Predictions from market experts for 2014

NEW YORK, N.Y. - It is an understatement to say stock market investors had a good year in 2013. The Standard & Poor's 500 index soared 29 per cent, its best year since 1997. Including dividends, it gained 32 per cent.


NEW YORK, N.Y. - It is an understatement to say stock market investors had a good year in 2013. The Standard & Poor's 500 index soared 29 per cent, its best year since 1997. Including dividends, it gained 32 per cent.

What lies ahead after this historic year? The AP asked leading market analysts and investment managers where they see the Standard & Poor's 500 index winding up by the end of 2014 and why. The index closed at 1,841 Friday, with two trading days left in the year.

CITIGROUP

Year-end target: 1,900.

Reasoning: Modest improvement in the economy and better company earnings. Enticed by higher returns, investors will move some cash from bonds back into stocks.
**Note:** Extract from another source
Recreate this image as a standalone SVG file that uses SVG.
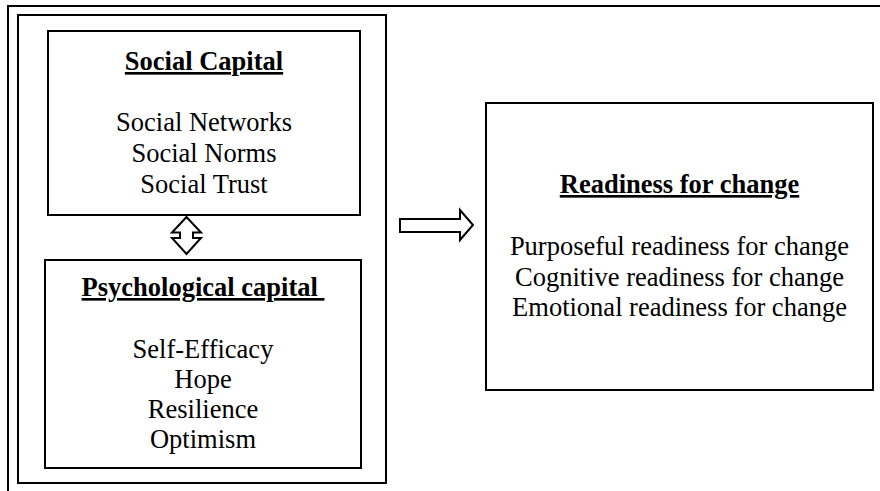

BANK OF AMERICA MERRILL LYNCH

Year-end target: 2,000.

Reasoning: With the Federal Reserve likely to end its bond-buying program, bonds face a tough year. In stocks, the focus will be large multinational companies that can benefit from an improving global economy.

GOLDMAN SACHS

Year-end target: 1900.

Reasoning: The rally of 2013 cannot continue into 2014. Stocks are no longer cheap. Investors are paying more than $16 for every $1 of earnings, versus about $14 at the beginning of 2012. Stocks will keep rising, but more modestly, Goldman analysts say.

BARCLAYS CAPITAL

Year-end target: 1,900.

Reasoning: The Fed pulling out of its stimulus program will lessen the support for U.S. stocks over the next year. Investors should focus on corporate earnings, as well as the modestly improving economy.

WELLS FARGO SECURITIES

Year-end target: 1850-1900.

Reasoning: The stock market will trend higher next year, but the returns are unlikely to repeat the gains of 2013. Another round of budget battles between the White House and Congress as well as a new Fed chairwoman will likely impact the market's growth.